Even now, as we speak, the US Navy has three carriers in the Middle East, and a fourth French carrier is also in the region, an unprecedented show of force meant to intimidate Iran. These carriers would be more than sufficient to carry out the Pentagon’s plans to strike Iran and its nuclear facilities, plans which were prepared pursuant to orders issued by President Bush, and which can be implemented upon 24 hours notice.

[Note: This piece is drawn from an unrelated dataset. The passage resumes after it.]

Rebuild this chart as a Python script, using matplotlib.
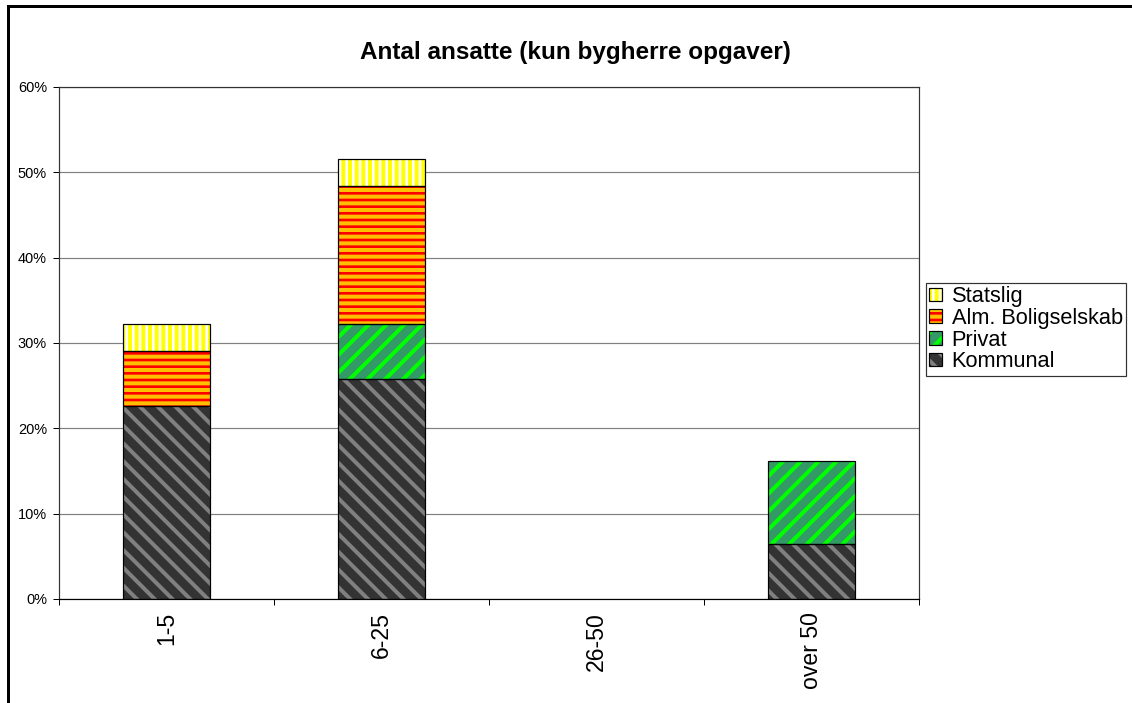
import matplotlib
matplotlib.use('Agg')
import matplotlib.pyplot as plt
from matplotlib.patches import Rectangle
from matplotlib.ticker import PercentFormatter, FixedLocator
import numpy as np

# data (percent of respondents)
categories = ['1-5', '6-25', '26-50', 'over 50']
kommunal = [22.6, 25.8, 0, 6.45]
privat = [0, 6.45, 0, 9.7]
alm = [6.45, 16.1, 0, 0]
statslig = [3.2, 3.2, 0, 0]

DPI = 160
W, H = 1132, 703
def px(v):
    # pixels -> points at this dpi
    return v * 72 / DPI

plt.rcParams['font.family'] = ['Liberation Sans', 'DejaVu Sans']
plt.rcParams['hatch.linewidth'] = 1.8

fig = plt.figure(figsize=(W / DPI, H / DPI), dpi=DPI)
ax = fig.add_axes([59 / W, 1 - 599 / H, 860 / W, 512 / H])

x = np.arange(len(categories))
width = 0.405

# series: (label, values, face, stripe colour, hatch)
series = [
    ('Kommunal', kommunal, '#333333', '#808080', '\\\\\\'),
    ('Privat', privat, '#339966', '#00FF00', '///'),
    ('Alm. Boligselskab', alm, '#FF0000', '#FFC000', '----'),
    ('Statslig', statslig, '#FFFFFF', '#FFFF00', '||||'),
]

bottom = np.zeros(len(categories))
handles = {}
for label, vals, face, stripe, hatch in series:
    vals = np.array(vals, dtype=float)
    hb = ax.bar(x, vals, width, bottom=bottom, color=face, edgecolor=stripe,
                hatch=hatch, linewidth=0, zorder=2)
    ob = ax.bar(x, vals, width, bottom=bottom, fill=False, edgecolor='black',
                linewidth=px(1.2), zorder=3)
    for i, v in enumerate(vals):
        if v == 0:
            hb[i].set_visible(False)
            ob[i].set_visible(False)
    k = 0 if vals[0] > 0 else 1
    handles[label] = (hb[k], ob[k])
    bottom += vals

ax.set_xlim(-0.5, 3.5)
ax.set_ylim(0, 60)
ax.set_yticks(np.arange(0, 61, 10))
ax.yaxis.set_major_formatter(PercentFormatter(100, decimals=0))
ax.set_xticks(x)
ax.set_xticklabels(categories, rotation=90, fontsize=px(23))
ax.xaxis.set_minor_locator(FixedLocator([-0.5, 0.5, 1.5, 2.5, 3.5]))
ax.tick_params(axis='x', which='major', length=0, pad=px(13))
ax.tick_params(axis='x', which='minor', length=px(6), width=px(1), direction='out')
ax.tick_params(axis='y', length=px(6), width=px(1), labelsize=px(14.5), pad=px(6))
ax.yaxis.grid(True, color='#808080', linewidth=px(1.2), zorder=0)
ax.set_axisbelow(True)
for s in ax.spines.values():
    s.set_color('#333333')
    s.set_linewidth(px(1.2))
ax.spines['bottom'].set_color('black')
ax.spines['bottom'].set_zorder(4)

fig.text(575 / W, 1 - 53 / H, 'Antal ansatte (kun bygherre opgaver)',
         fontsize=px(24.3), fontweight='bold', ha='center', va='center')

order = ['Statslig', 'Alm. Boligselskab', 'Privat', 'Kommunal']
leg = fig.legend([handles[k] for k in order], order, loc='upper left',
                 bbox_to_anchor=(926 / W, 1 - 283 / H), fontsize=px(21.8),
                 frameon=True, fancybox=False, shadow=False, borderpad=0.15,
                 labelspacing=0.03, handlelength=0.58, handleheight=0.58,
                 handletextpad=0.45, borderaxespad=0)
leg.get_frame().set_edgecolor('black')
leg.get_frame().set_linewidth(px(1.2))

# outer chart border (cut off at right and bottom in the reference)
fig.add_artist(Rectangle((8 / W, -0.1), 1.2, 1.1 - 6 / H, transform=fig.transFigure,
                         fill=False, edgecolor='black', linewidth=px(3), clip_on=False))

fig.savefig('out.png', dpi=DPI)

So the threat of a US military strike is still out there. Still an option on the table. If you were the Iranians, with their own vivid memories of the actions that various US governments have taken over the last 60 years, what would you do? Actions which undermined a duly elected Iranian government, and then installed and propped up a brutal dictator who killed and tortured thousands of his own people. Actions Which supported your nation’s worst enemy, Saddam Hussein, in a war which led to the mass slaughter of many of your fellow citizens. Actions taken to isolate your country from the world community, both diplomatically and economically. Actions taken to decrease your country’s internal stability. Actions which support known terrorist organizations in ongoing violent attacks within your borders. What would you do?

Would you unilaterally give up your nuclear program based on the vague hope that “regime change” would be taken off the American options table? Would you consent to meet with the US Secretary of State at an international conference, either formally or informally? Would you unilaterally withdraw all your support from Iraq’s Shi’ite militias and parties, and from Hezbollah in Lebanon?

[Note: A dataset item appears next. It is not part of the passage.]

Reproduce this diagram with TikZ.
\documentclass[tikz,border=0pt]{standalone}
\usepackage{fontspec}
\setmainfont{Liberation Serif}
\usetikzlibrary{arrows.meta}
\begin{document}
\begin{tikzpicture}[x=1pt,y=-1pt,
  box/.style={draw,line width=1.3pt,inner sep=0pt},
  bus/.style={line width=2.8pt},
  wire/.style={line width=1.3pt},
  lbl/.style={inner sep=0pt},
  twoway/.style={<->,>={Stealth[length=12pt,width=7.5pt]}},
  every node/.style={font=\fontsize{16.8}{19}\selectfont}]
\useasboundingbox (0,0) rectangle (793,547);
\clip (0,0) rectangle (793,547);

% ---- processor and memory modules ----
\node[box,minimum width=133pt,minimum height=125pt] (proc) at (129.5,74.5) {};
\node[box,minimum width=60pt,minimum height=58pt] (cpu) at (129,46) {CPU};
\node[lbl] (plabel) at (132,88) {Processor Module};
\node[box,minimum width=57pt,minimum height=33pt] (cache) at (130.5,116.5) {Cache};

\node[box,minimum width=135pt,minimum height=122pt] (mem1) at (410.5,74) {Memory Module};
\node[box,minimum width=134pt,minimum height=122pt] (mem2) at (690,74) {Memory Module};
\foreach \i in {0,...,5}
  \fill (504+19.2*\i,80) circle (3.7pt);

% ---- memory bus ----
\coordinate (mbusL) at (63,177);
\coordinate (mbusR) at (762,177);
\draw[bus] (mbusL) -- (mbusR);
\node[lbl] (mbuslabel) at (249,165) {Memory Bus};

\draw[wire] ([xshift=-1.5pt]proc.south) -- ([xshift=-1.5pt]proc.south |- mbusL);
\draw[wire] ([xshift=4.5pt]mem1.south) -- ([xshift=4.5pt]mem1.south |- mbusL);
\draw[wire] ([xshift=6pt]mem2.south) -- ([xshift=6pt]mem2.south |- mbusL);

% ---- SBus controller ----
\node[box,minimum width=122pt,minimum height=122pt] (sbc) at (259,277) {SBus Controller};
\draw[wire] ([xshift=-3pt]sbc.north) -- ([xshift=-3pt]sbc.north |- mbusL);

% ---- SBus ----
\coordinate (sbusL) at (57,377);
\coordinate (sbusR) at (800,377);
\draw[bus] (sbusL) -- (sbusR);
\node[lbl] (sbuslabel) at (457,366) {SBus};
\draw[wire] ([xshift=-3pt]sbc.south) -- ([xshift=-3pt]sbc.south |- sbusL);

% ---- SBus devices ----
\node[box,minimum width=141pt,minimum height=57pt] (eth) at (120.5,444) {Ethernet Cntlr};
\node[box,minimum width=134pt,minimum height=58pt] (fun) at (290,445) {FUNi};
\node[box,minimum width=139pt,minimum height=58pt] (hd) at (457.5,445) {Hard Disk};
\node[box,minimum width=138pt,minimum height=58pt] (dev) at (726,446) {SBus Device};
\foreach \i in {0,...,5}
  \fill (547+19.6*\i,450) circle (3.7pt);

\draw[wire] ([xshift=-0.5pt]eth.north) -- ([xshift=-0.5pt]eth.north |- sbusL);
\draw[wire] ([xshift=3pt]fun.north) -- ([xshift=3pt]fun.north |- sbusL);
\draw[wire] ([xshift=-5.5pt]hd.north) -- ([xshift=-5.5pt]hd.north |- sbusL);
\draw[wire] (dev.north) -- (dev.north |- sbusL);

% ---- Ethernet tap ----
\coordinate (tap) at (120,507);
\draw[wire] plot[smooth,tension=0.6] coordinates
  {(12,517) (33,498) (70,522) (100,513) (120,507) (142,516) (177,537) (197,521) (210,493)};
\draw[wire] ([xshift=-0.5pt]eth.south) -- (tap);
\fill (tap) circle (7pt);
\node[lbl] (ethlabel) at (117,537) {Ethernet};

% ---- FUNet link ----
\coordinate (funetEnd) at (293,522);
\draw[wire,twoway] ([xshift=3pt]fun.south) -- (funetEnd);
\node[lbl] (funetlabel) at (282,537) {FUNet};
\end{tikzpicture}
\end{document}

I have no idea what I’d do, but I’d suspect it would be something along the lines of their current strategy to stall and delay any US moves, diplomatic or military, against Iran, in the hopes that a more rational and less militant administration will takes power in Washington in January, 2009. A future American administration that hopefully would be willing to enter into discussions with Iran’s government on all these outstanding issues, including the issue of Iran’s security needs.

Based on our country’s past history with Iran, however, I sure wouldn’t count on that happening if I were them.